Former headteacher of at Blisworth Community Primary School, Ceila Irwin, wasn't looking to put her feet up when she gave up teaching last August.
Since she's retired Ceila, and a whole host of big-hearted volunteers, have made over 3,000 artificial flowers from scratch.
Those flowers have gone on display in the churchyard outside St Peter & St Paul's Church in Park Avenue South, in Abington, to commemorate Easter and Armistice Day.
The most recent 800-strong daffodil project is part of Ceila's second flower display, coordinated by her business, Artified. The daffodils, made out of Ragu clay, were planted on March 8 and will be on display for several weeks.

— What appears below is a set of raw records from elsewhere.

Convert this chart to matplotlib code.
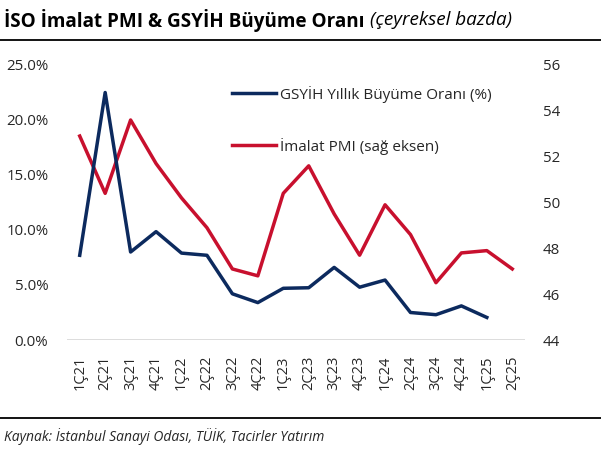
import numpy as np
import matplotlib
matplotlib.use("Agg")
import matplotlib.pyplot as plt
from matplotlib.lines import Line2D

plt.rcParams['font.family'] = ['Open Sans', 'DejaVu Sans']

quarters = ['1Ç21', '2Ç21', '3Ç21', '4Ç21', '1Ç22', '2Ç22', '3Ç22', '4Ç22', '1Ç23',
            '2Ç23', '3Ç23', '4Ç23', '1Ç24', '2Ç24', '3Ç24', '4Ç24', '1Ç25', '2Ç25']
gdp = [7.7, 22.5, 8.0, 9.85, 7.9, 7.7, 4.2, 3.4, 4.7,
       4.75, 6.6, 4.8, 5.45, 2.5, 2.3, 3.1, 2.05, np.nan]
pmi = [52.9, 50.4, 53.6, 51.7, 50.2, 48.9, 47.1, 46.8, 50.4,
       51.6, 49.5, 47.7, 49.9, 48.6, 46.5, 47.8, 47.9, 47.1]

navy = '#0c2a5e'
red = '#c8102e'
txt = '#262626'

fig = plt.figure(figsize=(6.01, 4.5), dpi=100)
ax = fig.add_axes([67/601, 1-340/450, (525-67)/601, 275/450])
ax2 = ax.twinx()

x = np.arange(len(quarters))
ax.plot(x, gdp, color=navy, lw=2.5, label='GSYİH Yıllık Büyüme Oranı (%)', zorder=3)
ax2.plot(x, pmi, color=red, lw=2.5, label='İmalat PMI (sağ eksen)')

ax.set_xlim(-0.5, len(quarters) - 0.5)
ax.set_ylim(0, 25)
ax2.set_ylim(44, 56)
ax.set_yticks(np.arange(0, 25.1, 5))
ax.set_yticklabels(['%.1f%%' % v for v in np.arange(0, 25.1, 5)])
ax2.set_yticks(np.arange(44, 56.1, 2))
ax.set_xticks(x)
ax.set_xticklabels(quarters, rotation=90)

for a in (ax, ax2):
    for s in a.spines.values():
        s.set_visible(False)
    a.tick_params(length=0, labelsize=10.8, colors=txt)
ax.tick_params(axis='y', pad=13.5)
ax2.tick_params(axis='y', pad=13)
ax.tick_params(axis='x', pad=11, labelsize=10.5)
ax.axhline(0, color='#d9d9d9', lw=2, zorder=1)

ax.set_zorder(ax2.get_zorder() + 1)
ax.patch.set_visible(False)

handles = [Line2D([], [], color=navy, lw=2.5), Line2D([], [], color=red, lw=2.5)]
ax.legend(handles, ['GSYİH Yıllık Büyüme Oranı (%)', 'İmalat PMI (sağ eksen)'],
          loc='upper left', bbox_to_anchor=(0.33, 0.975), frameon=False,
          fontsize=11, labelspacing=2.3, handlelength=2.9, handletextpad=0.25,
          labelcolor=txt)

# title
t1 = fig.text(4/601, 1-20/450, 'İSO İmalat PMI & GSYİH Büyüme Oranı', fontsize=13.6,
              fontweight='bold', color='black', va='center', ha='left')
fig.canvas.draw()
bb = t1.get_window_extent()
fig.text((bb.x1 + 6)/601, 1-20/450, '(çeyreksel bazda)', fontsize=13.6, style='italic',
         color='black', va='center', ha='left')

fig.add_artist(Line2D([0, 1], [1-40/450, 1-40/450], color='black', lw=1.3))
fig.add_artist(Line2D([0, 1], [1-418/450, 1-418/450], color='black', lw=1.3))
fig.text(4/601, 1-437/450, 'Kaynak: İstanbul Sanayi Odası, TÜİK, Tacirler Yatırım',
         fontsize=10, style='italic', color=txt, va='center', ha='left')

fig.savefig('out.png', dpi=100)
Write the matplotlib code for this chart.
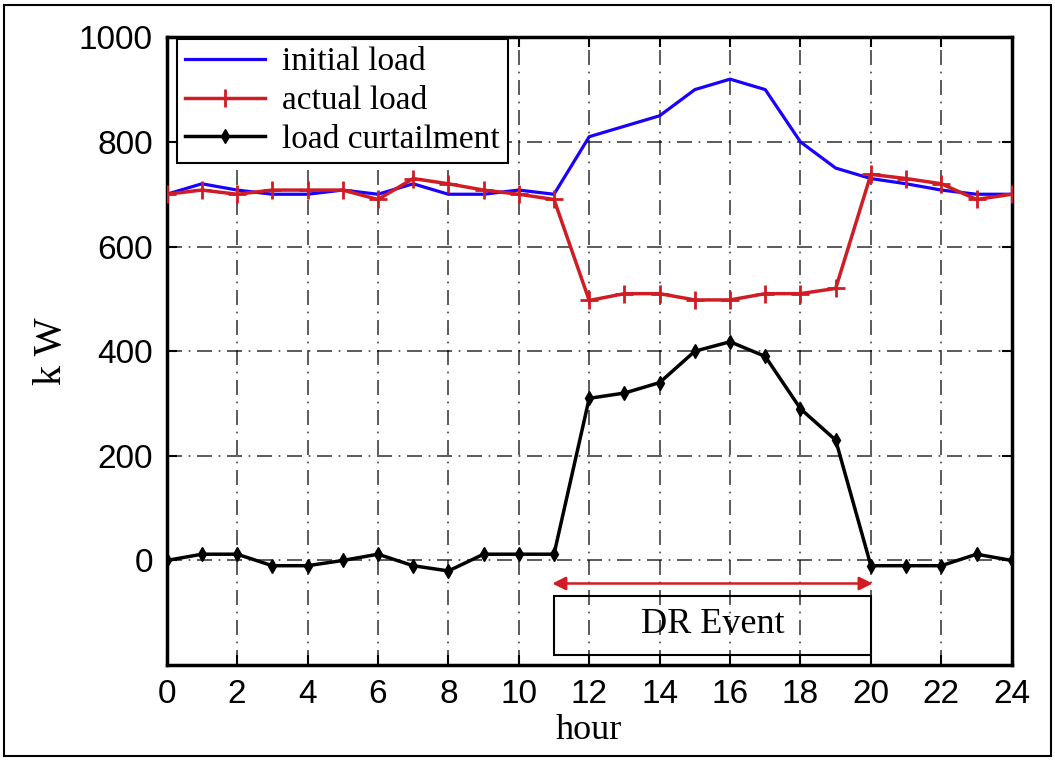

The Marie Curie Field of Hope is just around the corner to the Church of St Peter and St Paul, and each daffodil planted there represents someone who has died of cancer, or has gone through a terminal illness.
Similarly, the ceramic daffodils in the churchyard also represent hope and were sold as a Mothering Sunday gift, or they can be still be bought as a reminder of a loved one who has been through a terminal illness such as cancer.
Celia, who lives in Kingsthorpe, said: "It takes a long time to make them, we've been working on them night and day.
"It's a labour of love."
While the daffodils are on display, the church will be open each day between 11am and 1pm and on Easter Monday, during those same hours, Ceila will be hosting a balloon release with Marie Curie.
New reverend Byung June Kim has been at the church for three weeks and thinks the daffodils are a lovely addition to the cemetery.
He said: "We love to have these daffodils displayed as beautiful art.
"The church is here as a sanctuary for everyone and having the daffodils really helps us to fulfil that calling."
The daffodils can be purchased through the online shop or through an order form available at the church, and will be taken down next Wednesday (April 24).
The cost of a daffodil sale is £2.50 and will be donated to the Church of St Peter & St Paul, and £2.50 will be given to Marie Curie.